According to Love the Krabi Sea Association president Ali Channam, the carcass of a female dugong was washed ashore on Si Boya Island on Sunday.
Initial findings revealed that the animal was one metre long and had no fangs, implying that it had not yet reached maturity despite bite marks on the body believed to be by other dugongs.
The carcass was sent to the Lower Andaman Sea Marine and Coastal Resources Research Centre in Trang for further autopsy.
Mr Ali said this was the second dead dugong found on the Krabi coast within a month.
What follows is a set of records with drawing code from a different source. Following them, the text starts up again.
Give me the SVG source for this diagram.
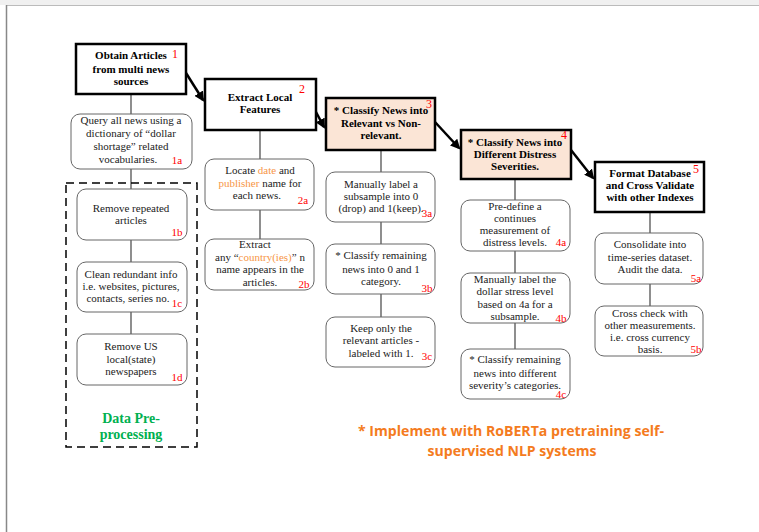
<svg xmlns="http://www.w3.org/2000/svg" width="759" height="532" viewBox="0 0 759 532">
<style>
.t{font-family:"Liberation Serif","Times New Roman",serif;font-size:11px;fill:#222;text-anchor:middle}
.b{font-weight:bold;fill:#000}
.n{font-family:"Liberation Serif","Times New Roman",serif;font-size:11px;fill:#ff0000;text-anchor:middle}
.o{fill:#f79646}
.main{fill:#fff;stroke:#000;stroke-width:2.5}
.pe{fill:#fbe5d6}
.sub{fill:#fff;stroke:#666;stroke-width:1}
.conn{stroke:#444;stroke-width:1.2;fill:none}
.arr{stroke:#000;stroke-width:2.5;fill:none;marker-end:url(#ah)}
.note{font-family:"Open Sans","Liberation Sans",sans-serif;font-size:14px;font-weight:bold;fill:#f47b20;text-anchor:middle}
</style>
<defs>
<marker id="ah" viewBox="0 0 10 10" refX="8" refY="5" markerWidth="4" markerHeight="4" orient="auto" markerUnits="strokeWidth">
<path d="M0,0 L10,5 L0,10 z" fill="#000"/>
</marker>
</defs>
<rect x="0" y="0" width="759" height="532" fill="#fff"/>
<rect x="0" y="0" width="759" height="5" fill="#f0f0f0"/>
<line x1="6" y1="5.5" x2="759" y2="5.5" stroke="#bbb" stroke-width="1"/>
<line x1="6.5" y1="5" x2="6.5" y2="532" stroke="#888" stroke-width="1.5"/>

<g id="connectors">
<line class="conn" x1="131" y1="94" x2="131" y2="114"/>
<line class="conn" x1="131" y1="169" x2="131" y2="189"/>
<line class="conn" x1="131" y1="240" x2="131" y2="262"/>
<line class="conn" x1="131" y1="312" x2="131" y2="334"/>
<line class="conn" x1="260" y1="130" x2="260" y2="159"/>
<line class="conn" x1="260" y1="210" x2="260" y2="239"/>
<line class="conn" x1="381" y1="150" x2="381" y2="172"/>
<line class="conn" x1="381" y1="222" x2="381" y2="244"/>
<line class="conn" x1="381" y1="294" x2="381" y2="317"/>
<line class="conn" x1="515" y1="179" x2="515" y2="200"/>
<line class="conn" x1="515" y1="251" x2="515" y2="273"/>
<line class="conn" x1="515" y1="323" x2="515" y2="349"/>
<line class="conn" x1="650" y1="212" x2="650" y2="233"/>
<line class="conn" x1="650" y1="284" x2="650" y2="306"/>
<line class="arr" x1="186" y1="73" x2="203" y2="100"/>
<line class="arr" x1="316" y1="112" x2="324" y2="127"/>
<line class="arr" x1="435" y1="122" x2="459" y2="148"/>
<line class="arr" x1="571" y1="150" x2="593" y2="178"/>
</g>

<g id="preprocessing">
<rect x="66" y="183" width="131" height="264" fill="none" stroke="#000" stroke-width="1.5" stroke-dasharray="8,5"/>
<text class="t b" x="131" y="423" style="font-size:14px;fill:#00b050">Data Pre-</text>
<text class="t b" x="131" y="439" style="font-size:14px;fill:#00b050">processing</text>
</g>

<g id="n1">
<rect class="main" x="76" y="44" width="110" height="50"/>
<text class="t b" x="131" y="59">Obtain Articles</text>
<text class="t b" x="131" y="73">from multi news</text>
<text class="t b" x="131" y="85">sources</text>
<text class="n" x="175" y="58" style="font-size:12px">1</text>
</g>
<g id="n1a">
<rect class="sub" x="71" y="114" width="121" height="55" rx="9"/>
<text class="t" x="131" y="124">Query all news using a</text>
<text class="t" x="131" y="137">dictionary of  “dollar</text>
<text class="t" x="131" y="150">shortage” related</text>
<text class="t" x="128" y="163">vocabularies.</text>
<text class="n" x="177" y="164">1a</text>
</g>
<g id="n1b">
<rect class="sub" x="77" y="189" width="110" height="51" rx="9"/>
<text class="t" x="131" y="212">Remove repeated</text>
<text class="t" x="131" y="224">articles</text>
<text class="n" x="177" y="236">1b</text>
</g>
<g id="n1c">
<rect class="sub" x="77" y="262" width="110" height="50" rx="9"/>
<text class="t" x="131" y="278">Clean redundant info</text>
<text class="t" x="131" y="290">i.e. websites, pictures,</text>
<text class="t" x="128" y="302">contacts, series no.</text>
<text class="n" x="177" y="307">1c</text>
</g>
<g id="n1d">
<rect class="sub" x="77" y="334" width="110" height="51" rx="9"/>
<text class="t" x="131" y="350">Remove US</text>
<text class="t" x="131" y="363">local(state)</text>
<text class="t" x="131" y="375">newspapers</text>
<text class="n" x="177" y="381">1d</text>
</g>

<g id="n2">
<rect class="main" x="205" y="79" width="111" height="51"/>
<text class="t b" x="260" y="101">Extract Local</text>
<text class="t b" x="260" y="113">Features</text>
<text class="n" x="302" y="93" style="font-size:12px">2</text>
</g>
<g id="n2a">
<rect class="sub" x="205" y="159" width="109" height="51" rx="9"/>
<text class="t" x="260" y="174">Locate <tspan class="o">date</tspan> and</text>
<text class="t" x="260" y="187"><tspan class="o">publisher</tspan> name for</text>
<text class="t" x="257" y="199">each news.</text>
<text class="n" x="303" y="204">2a</text>
</g>
<g id="n2b">
<rect class="sub" x="205" y="239" width="109" height="51" rx="9"/>
<text class="t" x="255" y="248">Extract</text>
<text class="t" x="260" y="261">any “<tspan class="o">country(ies)</tspan>” n</text>
<text class="t" x="260" y="273">name appears in the</text>
<text class="t" x="260" y="286">articles.</text>
<text class="n" x="304" y="288">2b</text>
</g>

<g id="n3">
<rect class="main pe" x="326" y="98" width="109" height="52"/>
<text class="t b" x="381" y="114">* Classify News into</text>
<text class="t b" x="381" y="127">Relevant vs Non-</text>
<text class="t b" x="381" y="139">relevant.</text>
<text class="n" x="429" y="108" style="font-size:12px">3</text>
</g>
<g id="n3a">
<rect class="sub" x="326" y="172" width="109" height="50" rx="9"/>
<text class="t" x="381" y="188">Manually label a</text>
<text class="t" x="381" y="200">subsample  into 0</text>
<text class="t" x="381" y="212">(drop) and 1(keep).</text>
<text class="n" x="427" y="217">3a</text>
</g>
<g id="n3b">
<rect class="sub pe" x="326" y="244" width="109" height="50" rx="9"/>
<text class="t" x="381" y="259">* Classify  remaining</text>
<text class="t" x="381" y="273">news into 0 and 1</text>
<text class="t" x="381" y="285">category.</text>
<text class="n" x="427" y="292">3b</text>
</g>
<g id="n3c">
<rect class="sub" x="326" y="317" width="109" height="50" rx="9"/>
<text class="t" x="381" y="332">Keep only the</text>
<text class="t" x="381" y="344">relevant articles  -</text>
<text class="t" x="381" y="357">labeled with 1.</text>
<text class="n" x="427" y="360">3c</text>
</g>

<g id="n4">
<rect class="main pe" x="461" y="130" width="110" height="49"/>
<text class="t b" x="515" y="146">* Classify News into</text>
<text class="t b" x="515" y="158">Different Distress</text>
<text class="t b" x="515" y="170">Severities.</text>
<text class="n" x="564" y="139" style="font-size:12px">4</text>
</g>
<g id="n4a">
<rect class="sub" x="461" y="200" width="109" height="51" rx="9"/>
<text class="t" x="515" y="210">Pre-define a</text>
<text class="t" x="515" y="222">continues</text>
<text class="t" x="515" y="234">measurement of</text>
<text class="t" x="515" y="246">distress levels.</text>
<text class="n" x="561" y="246">4a</text>
</g>
<g id="n4b">
<rect class="sub" x="461" y="273" width="109" height="50" rx="9"/>
<text class="t" x="515" y="283">Manually label the</text>
<text class="t" x="515" y="295">dollar stress level</text>
<text class="t" x="515" y="308">based on 4a for a</text>
<text class="t" x="515" y="320">subsample.</text>
<text class="n" x="561" y="322">4b</text>
</g>
<g id="n4c">
<rect class="sub pe" x="461" y="349" width="109" height="50" rx="9"/>
<text class="t" x="515" y="363">* Classify remaining</text>
<text class="t" x="515" y="377">news into different</text>
<text class="t" x="515" y="389">severity’s categories.</text>
<text class="n" x="561" y="398">4c</text>
</g>

<g id="n5">
<rect class="main" x="595" y="162" width="109" height="50"/>
<text class="t b" x="650" y="177">Format Database</text>
<text class="t b" x="650" y="189">and Cross Validate</text>
<text class="t b" x="650" y="201">with other Indexes</text>
<text class="n" x="696" y="173" style="font-size:12px">5</text>
</g>
<g id="n5a">
<rect class="sub" x="595" y="233" width="108" height="51" rx="9"/>
<text class="t" x="650" y="248">Consolidate into</text>
<text class="t" x="650" y="261">time-series dataset.</text>
<text class="t" x="650" y="273">Audit the data.</text>
<text class="n" x="696" y="282">5a</text>
</g>
<g id="n5b">
<rect class="sub" x="595" y="306" width="108" height="50" rx="9"/>
<text class="t" x="650" y="317">Cross check with</text>
<text class="t" x="650" y="329">other measurements.</text>
<text class="t" x="650" y="341">i.e. cross currency</text>
<text class="t" x="650" y="353">basis.</text>
<text class="n" x="696" y="353">5b</text>
</g>

<g id="note">
<text class="note" x="511" y="436" textLength="306" lengthAdjust="spacingAndGlyphs">* Implement with RoBERTa pretraining self-</text>
<text class="note" x="512" y="456" textLength="169" lengthAdjust="spacingAndGlyphs">supervised NLP systems</text>
</g>
</svg>
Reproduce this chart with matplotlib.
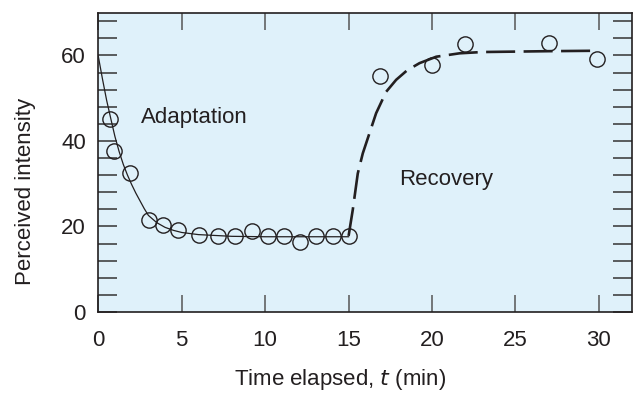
import numpy as np
import matplotlib
matplotlib.use("Agg")
from matplotlib import pyplot as plt
from matplotlib.ticker import MultipleLocator, FixedLocator

plt.rcParams['font.family'] = ['Liberation Sans', 'DejaVu Sans']

# Measured points (open circles)
t_points = [0.7, 0.95, 1.9, 3.05, 3.85, 4.8, 6.05, 7.2, 8.2, 9.2, 10.15, 11.1,
            12.1, 13.05, 14.05, 15.0, 16.9, 20.0, 22.0, 27.0, 29.9]
intensity_points = [45.1, 37.7, 32.6, 21.5, 20.3, 19.2, 18.0, 17.8, 17.8, 19.0, 17.8, 17.7,
                    16.4, 17.8, 17.8, 17.8, 55.2, 57.8, 62.7, 62.8, 59.1]

# Adaptation curve (thin solid)
t_adapt = [0, 0.25, 0.5, 0.75, 1.0, 1.25, 1.5, 1.75, 2.0, 2.25, 2.5, 2.75, 3.0,
           3.5, 4.0, 4.5, 5.0, 6.0, 7.0, 8.0, 10.0, 12.0, 15.0]
i_adapt = [59.8, 54.5, 49.5, 45.2, 41.0, 37.5, 34.5, 32.0, 29.8, 27.8, 26.0, 24.2, 22.6,
           20.9, 19.8, 19.1, 18.6, 18.1, 17.9, 17.7, 17.6, 17.6, 17.6]

# Recovery curve (thick dashed)
t_recov = [15.0, 15.25, 15.55, 15.85, 16.25, 16.65, 17.25, 17.85, 18.5, 19.25, 20.25,
           21.65, 23.0, 25.0, 27.0, 29.9]
i_recov = [17.8, 23.9, 32.4, 37.1, 41.8, 46.5, 51.5, 54.3, 56.5, 58.2, 59.7,
           60.5, 60.8, 60.9, 61.0, 61.1]

ink = '#231f20'

fig = plt.figure(figsize=(6.35, 3.94), dpi=100)
ax = fig.add_axes([0.1548, 0.2081, 0.8409, 0.7597])
ax.set_facecolor('#dff1fa')

ax.plot(t_adapt, i_adapt, color=ink, lw=0.9)
ax.plot(t_recov, i_recov, color=ink, lw=1.9, dashes=(11, 3.2))
ax.plot(t_points, intensity_points, 'o', ms=11, mfc='none', mec=ink, mew=1.0)

ax.text(2.55, 45.4, 'Adaptation', fontsize=16, color=ink, va='center')
ax.text(18.05, 30.9, 'Recovery', fontsize=16, color=ink, va='center')

ax.set_xlim(0, 32)
ax.set_ylim(0, 70)
ax.xaxis.set_major_locator(FixedLocator([0, 5, 10, 15, 20, 25, 30]))
ax.yaxis.set_major_locator(FixedLocator([0, 20, 40, 60]))
ax.yaxis.set_minor_locator(MultipleLocator(4))

ax.tick_params(axis='x', which='major', direction='in', length=12.5, width=1.1,
               color='#555555', top=True, labelsize=16, labelcolor=ink, pad=13)
ax.tick_params(axis='y', which='both', direction='in', length=13.5, width=1.1,
               color='#333333', right=True, labelsize=16, labelcolor=ink, pad=9)

for s in ax.spines.values():
    s.set_linewidth(1.2)
    s.set_color(ink)

ax.set_xlabel('Time elapsed, $\\it{t}$ (min)', fontsize=16, color=ink, va='center')
ax.set_ylabel('Perceived intensity', fontsize=16, color=ink, va='center')
ax.xaxis.set_label_coords(0.4526, -0.227)
ax.yaxis.set_label_coords(-0.137, 0.404)

fig.savefig('out.png', dpi=100)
The first one was an adult female found dead in the Khao Thong subdistrict area on Nov 8, just nine days earlier.
According to a source, at least 35 dugongs have died in the Andaman Sea this year.
Minister Chalermchai Sri-on on Monday expressed concern about the crisis, saying the critical decline of seagrass, the main food source for dugongs, was a prime factor that led to the animal’s rising death rate, particularly in Trang province, once the largest and most diverse area for seagrass and home to a significant dugong population.
Mr Chalermchai said the province’s main seagrass sites, in Hat Chao Mai National Park and Moo Koh Libong Marine Park Reserve, are critically depleted, with the natural habitat only about half as abundant as in previous years.
Mr Chalermchai said that the ministry had earlier ordered the Department of National Parks, Wildlife, and Plant Conservation and the Department of Marine and Coastal Resources to come up with crisis recovery and dugong protection measures.
Seagrass bed restoration, supplement feeding and dugong recovery ponds have thus been set up, along with training courses on basic dugong rescue techniques.
The minister urged both agencies to urgently expedite the implementation of the measures for solid results to prevent more deaths in the remaining dugong population.
He said he would keep track of this crisis by himself after he returns from his Nov 19-20 participation in the 2024 United Nations Climate Change Conference (COP29) in Azerbaijan.
Marine expert Thon Thamrongnawasawat meanwhile posted on Facebook urging Mr Chalermchai to raise the dugong crisis on the COP29 panel.
According to him, a total of 72 dugongs have died over the past two years due to depleted seagrass sources along Thailand’s coasts especially in Trang, Krabi, and Satun.
The fatality rate of the dugong in the country has jumped from one per month seven years ago to 3.75 per month this year.
With such an alarming rate, Mr Thon said the dugong in the Andaman Sea is expected to disappear completely in the next 4-5 years.